In fact, when Carletto finally did move to Merseyside in 2019, it was as manager of struggling Everton, and he duly became the first manager of the club in 10 years to defeat Liverpool and the first to lead the Blues to a win at Anfield since 1999!

However, the climax of his Champions League adventures against Liverpool, starting with watching helplessly and miserably in Rome 39 years ago, came last May in Paris when Thibaut Courtois, by a mile, was named Man of the Match in last season’s final, his accolade indicating how close Liverpool came to winning. Then that rangy, inexhaustible power run from Federico Valverde, the raking back-post cross and Vinicius side-footing home the winning goal.

However, there’s no Casemiro for Los Blancos this time. Madrid are juggling a players who are clutching at fitness, fighting back from illness, suffering from lack of game time or simply seeking form. Dani Carvajal has been a fleeting presence this season, Antonio Rudiger is error-prone and David Alaba has been slow and lacking sharpness, while Aurelien Tchouameni and Toni Kroos have been victims of a nauseous flu bug these past few days.

And then there’s Karim Benzema: he’s still brilliant, but staying fully fit less often. He has scored in all three of their finals this season (UEFA and Spanish Supercups, plus the FIFA World Club Cup) and in the majority of Madrid’s defeats this season, he has been absent.
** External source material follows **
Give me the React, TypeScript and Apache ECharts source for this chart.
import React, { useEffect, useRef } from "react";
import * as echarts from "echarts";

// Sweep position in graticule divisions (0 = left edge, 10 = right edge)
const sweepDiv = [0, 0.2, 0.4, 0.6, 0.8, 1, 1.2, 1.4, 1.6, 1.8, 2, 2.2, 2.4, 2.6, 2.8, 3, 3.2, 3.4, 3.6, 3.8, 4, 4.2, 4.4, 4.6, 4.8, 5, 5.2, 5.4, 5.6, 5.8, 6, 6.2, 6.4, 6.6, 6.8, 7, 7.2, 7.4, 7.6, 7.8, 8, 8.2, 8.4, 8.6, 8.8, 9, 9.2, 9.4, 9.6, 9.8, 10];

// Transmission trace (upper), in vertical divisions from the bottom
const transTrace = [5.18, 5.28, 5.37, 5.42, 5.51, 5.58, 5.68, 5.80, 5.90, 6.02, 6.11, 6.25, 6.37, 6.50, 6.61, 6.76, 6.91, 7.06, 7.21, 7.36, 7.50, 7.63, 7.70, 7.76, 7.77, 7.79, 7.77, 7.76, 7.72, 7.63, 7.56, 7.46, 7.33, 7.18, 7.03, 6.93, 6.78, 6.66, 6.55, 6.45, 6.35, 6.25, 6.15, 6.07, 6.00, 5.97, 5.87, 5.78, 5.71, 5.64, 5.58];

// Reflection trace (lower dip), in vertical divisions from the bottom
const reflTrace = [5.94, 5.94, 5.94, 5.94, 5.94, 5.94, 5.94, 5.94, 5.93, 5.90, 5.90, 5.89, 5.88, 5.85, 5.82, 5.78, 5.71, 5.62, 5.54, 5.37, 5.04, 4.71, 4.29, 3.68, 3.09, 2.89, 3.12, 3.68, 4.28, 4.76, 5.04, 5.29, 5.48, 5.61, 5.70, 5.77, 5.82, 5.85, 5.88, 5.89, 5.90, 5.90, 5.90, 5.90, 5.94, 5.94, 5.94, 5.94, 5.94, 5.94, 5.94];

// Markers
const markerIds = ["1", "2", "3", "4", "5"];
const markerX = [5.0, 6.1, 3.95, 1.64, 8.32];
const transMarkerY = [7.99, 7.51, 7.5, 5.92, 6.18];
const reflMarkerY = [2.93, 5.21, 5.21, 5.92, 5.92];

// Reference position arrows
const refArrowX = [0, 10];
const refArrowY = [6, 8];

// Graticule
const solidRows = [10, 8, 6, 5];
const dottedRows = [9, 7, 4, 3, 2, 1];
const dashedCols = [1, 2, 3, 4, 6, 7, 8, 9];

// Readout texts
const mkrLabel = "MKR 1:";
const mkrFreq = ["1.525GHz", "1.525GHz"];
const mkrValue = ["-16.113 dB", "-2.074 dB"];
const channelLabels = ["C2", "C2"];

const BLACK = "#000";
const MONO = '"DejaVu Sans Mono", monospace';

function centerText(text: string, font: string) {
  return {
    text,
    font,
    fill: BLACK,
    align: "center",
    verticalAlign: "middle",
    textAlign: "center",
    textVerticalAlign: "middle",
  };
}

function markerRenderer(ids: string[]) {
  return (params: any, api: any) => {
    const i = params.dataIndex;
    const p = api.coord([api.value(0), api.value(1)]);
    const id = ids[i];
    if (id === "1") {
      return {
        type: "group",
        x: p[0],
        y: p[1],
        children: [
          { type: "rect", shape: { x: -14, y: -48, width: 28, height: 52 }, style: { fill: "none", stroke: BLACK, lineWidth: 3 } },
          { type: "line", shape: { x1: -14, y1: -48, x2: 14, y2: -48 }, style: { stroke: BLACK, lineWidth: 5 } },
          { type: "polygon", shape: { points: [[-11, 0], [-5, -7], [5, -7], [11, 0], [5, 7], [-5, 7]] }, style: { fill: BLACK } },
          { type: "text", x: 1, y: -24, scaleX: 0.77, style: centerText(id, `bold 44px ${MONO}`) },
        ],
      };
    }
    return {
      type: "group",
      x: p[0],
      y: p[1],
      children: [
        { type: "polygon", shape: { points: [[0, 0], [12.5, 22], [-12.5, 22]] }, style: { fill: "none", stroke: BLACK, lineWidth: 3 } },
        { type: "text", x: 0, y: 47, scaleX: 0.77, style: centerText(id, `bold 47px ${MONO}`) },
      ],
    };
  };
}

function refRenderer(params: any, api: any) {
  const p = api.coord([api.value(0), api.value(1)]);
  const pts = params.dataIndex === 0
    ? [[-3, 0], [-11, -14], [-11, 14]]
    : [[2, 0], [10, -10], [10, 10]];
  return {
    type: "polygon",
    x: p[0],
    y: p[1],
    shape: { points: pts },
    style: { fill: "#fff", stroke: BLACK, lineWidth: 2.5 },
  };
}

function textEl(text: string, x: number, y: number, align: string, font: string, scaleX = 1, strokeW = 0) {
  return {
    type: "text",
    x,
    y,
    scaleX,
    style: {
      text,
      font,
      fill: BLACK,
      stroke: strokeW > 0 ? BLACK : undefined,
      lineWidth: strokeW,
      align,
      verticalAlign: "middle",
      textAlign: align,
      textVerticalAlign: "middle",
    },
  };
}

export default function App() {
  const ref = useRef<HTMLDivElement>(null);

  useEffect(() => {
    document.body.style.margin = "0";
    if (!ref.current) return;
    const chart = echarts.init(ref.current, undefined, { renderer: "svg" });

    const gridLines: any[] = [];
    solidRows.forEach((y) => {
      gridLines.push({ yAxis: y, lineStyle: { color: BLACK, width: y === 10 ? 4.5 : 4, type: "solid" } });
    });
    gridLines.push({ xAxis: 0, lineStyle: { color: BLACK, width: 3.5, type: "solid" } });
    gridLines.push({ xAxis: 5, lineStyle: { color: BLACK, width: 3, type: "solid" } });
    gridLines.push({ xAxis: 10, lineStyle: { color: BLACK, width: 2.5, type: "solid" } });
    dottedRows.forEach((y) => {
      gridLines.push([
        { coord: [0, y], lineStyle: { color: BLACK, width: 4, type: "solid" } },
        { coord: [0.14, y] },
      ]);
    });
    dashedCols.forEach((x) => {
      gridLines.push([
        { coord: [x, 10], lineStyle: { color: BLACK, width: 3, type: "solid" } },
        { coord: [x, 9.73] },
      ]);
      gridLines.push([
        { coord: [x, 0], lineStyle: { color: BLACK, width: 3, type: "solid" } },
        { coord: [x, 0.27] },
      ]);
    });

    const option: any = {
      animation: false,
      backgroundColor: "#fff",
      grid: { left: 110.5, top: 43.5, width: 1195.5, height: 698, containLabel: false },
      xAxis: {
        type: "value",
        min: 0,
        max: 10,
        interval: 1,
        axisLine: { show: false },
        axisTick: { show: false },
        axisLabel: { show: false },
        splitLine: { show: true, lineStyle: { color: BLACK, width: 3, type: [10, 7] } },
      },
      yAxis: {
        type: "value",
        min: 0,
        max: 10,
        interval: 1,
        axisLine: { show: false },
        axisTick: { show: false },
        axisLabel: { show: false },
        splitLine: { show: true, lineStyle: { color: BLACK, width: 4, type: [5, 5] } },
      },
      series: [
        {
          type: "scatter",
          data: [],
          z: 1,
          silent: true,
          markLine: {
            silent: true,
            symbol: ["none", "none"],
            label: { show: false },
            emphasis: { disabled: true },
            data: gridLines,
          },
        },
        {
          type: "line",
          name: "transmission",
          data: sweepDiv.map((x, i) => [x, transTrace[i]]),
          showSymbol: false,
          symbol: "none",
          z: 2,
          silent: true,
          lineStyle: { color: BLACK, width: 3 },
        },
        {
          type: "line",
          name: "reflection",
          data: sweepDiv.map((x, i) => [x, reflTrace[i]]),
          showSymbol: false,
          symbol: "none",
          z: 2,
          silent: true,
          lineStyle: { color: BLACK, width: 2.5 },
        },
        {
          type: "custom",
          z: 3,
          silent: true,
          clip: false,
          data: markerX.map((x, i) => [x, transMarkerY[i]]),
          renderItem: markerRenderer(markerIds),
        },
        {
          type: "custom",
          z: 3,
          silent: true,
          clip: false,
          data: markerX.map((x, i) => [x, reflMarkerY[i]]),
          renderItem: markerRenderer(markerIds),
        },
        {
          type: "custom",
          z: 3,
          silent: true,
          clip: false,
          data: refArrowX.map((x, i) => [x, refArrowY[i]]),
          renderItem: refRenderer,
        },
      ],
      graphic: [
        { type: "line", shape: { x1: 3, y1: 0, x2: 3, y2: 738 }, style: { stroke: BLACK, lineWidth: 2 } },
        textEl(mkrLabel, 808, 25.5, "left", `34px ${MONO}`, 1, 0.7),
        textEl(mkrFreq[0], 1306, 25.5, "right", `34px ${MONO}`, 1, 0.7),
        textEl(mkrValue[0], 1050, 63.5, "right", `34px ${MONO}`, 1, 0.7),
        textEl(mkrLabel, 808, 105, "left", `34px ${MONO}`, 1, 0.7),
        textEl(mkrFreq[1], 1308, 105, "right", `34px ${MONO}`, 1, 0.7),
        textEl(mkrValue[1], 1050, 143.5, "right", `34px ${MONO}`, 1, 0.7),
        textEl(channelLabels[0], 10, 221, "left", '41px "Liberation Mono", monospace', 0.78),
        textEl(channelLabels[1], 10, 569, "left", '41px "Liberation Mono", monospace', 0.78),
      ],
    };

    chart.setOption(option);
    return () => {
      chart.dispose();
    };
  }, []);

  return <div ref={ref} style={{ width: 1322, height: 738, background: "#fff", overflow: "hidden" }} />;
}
The likelihood, however, is that the European champions dig up a characterful performance Tuesday. It’s what they do, yes, but Ancelotti is an enormous factor in that.

Former Chelsea captain John Terry says about Ancelotti in the book “Quiet Leadership” that “being able to pick a whole group of players up, to run through brick walls, to play through injuries… it’s testament to Carlo. I’ve seen teammates play through injuries, taking injections to get them through it when they shouldn’t really have been out there at all, because they wanted to perform for Carlo.”
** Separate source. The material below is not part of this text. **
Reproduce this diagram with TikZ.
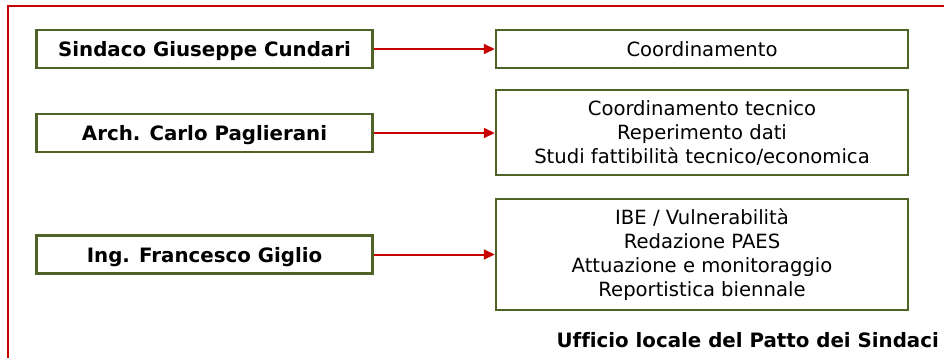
\documentclass[tikz,border=0pt]{standalone}
\usepackage{fontspec}
\setmainfont{DejaVu Sans}[Ligatures=NoCommon]
\usetikzlibrary{arrows.meta}
\definecolor{frame}{RGB}{200,0,0}
\definecolor{olive}{RGB}{79,98,40}
\begin{document}
\begin{tikzpicture}[x=1pt,y=-1pt,
  person/.style={draw=olive,line width=2.5pt,minimum width=336pt,minimum height=38pt,inner sep=0pt,text depth=0pt,font=\fontsize{19.8}{24}\selectfont\bfseries},
  task/.style={draw=olive,line width=2.5pt,minimum width=412pt,inner sep=0pt,align=center,font=\fontsize{19.6}{24}\selectfont},
  link/.style={draw=frame,line width=2pt,-{Triangle[length=11pt,width=10pt]}}]
\useasboundingbox (0,0) rectangle (944,358);
\clip (0,0) rectangle (944,358);
\draw[frame,line width=2pt] (8,6) rectangle (980,400);
\node[person] (l1) at (204.5,49) {Sindaco Giuseppe Cundari};
\node[person] (l2) at (204.5,133) {Arch. Carlo Paglierani};
\node[person] (l3) at (204.5,254.5) {Ing. Francesco Giglio};
\node[task,minimum height=38pt,text depth=0pt] (r1) at (702,49) {Coordinamento};
\node[task,minimum height=85pt] (r2) at (702,132.5) {Coordinamento tecnico\\Reperimento dati\\Studi fattibilità tecnico/economica};
\node[task,minimum height=111pt] (r3) at (702,254.5) {IBE / Vulnerabilità\\Redazione PAES\\Attuazione e monitoraggio\\Reportistica biennale};
\draw[link] (l1.east) -- (r1.west);
\draw[link] (l2.east) -- (l2.east -| r2.west);
\draw[link] (l3.east) -- (r3.west);
\node[anchor=east,inner sep=0pt,font=\fontsize{19.8}{24}\selectfont\bfseries] (title) at (939,340) {Ufficio locale del Patto dei Sindaci};
\end{tikzpicture}
\end{document}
So let’s turn back to the actual game and the state the two teams are in.

When Jurgen Klopp pipped Ancelotti to the Anfield job in 2015, the Italian wasn’t only pleased for his rival; he even predicted success under the German. Correctly. But subsequently, he had these perspicacious things to say about Liverpool’s “heavy-metal football.”

As Ancelotti argued, “If you play at high intensity, like Jurgen Klopp’s teams at Dortmund and now Liverpool do, data about physical performance will be very important. Here, the question is not ‘is the system right?’ but rather ‘is it sustainable over a whole season … or two … or three?’ Will the players be able to sustain such energy output and the strain on their bodies?”

What Ancelotti will know, inescapably, is that Klopp’s team is suddenly posting good data again, a shift reinforced by the return to fitness of Virgil van Dijk, Diogo Jota and Roberto Firmino. Plus, there’s the emergence of the remarkable 18-year-old Spaniard, Stefan Bajcetic, in midfield.

The scene is set, giving Liverpool a knockout-round opportunity for revenge after defeats against Madrid in the Champions League finals of 1981, 2018 and 2022.

Were Klopp and his players roaring and punching the air when the UEFA draw pitched them and Los Blancos together again? Perhaps not, but Ancelotti will go into this tie deeply aware of the motivational power that revenge can inspire. After all, it temporarily made him a Liverpool fan.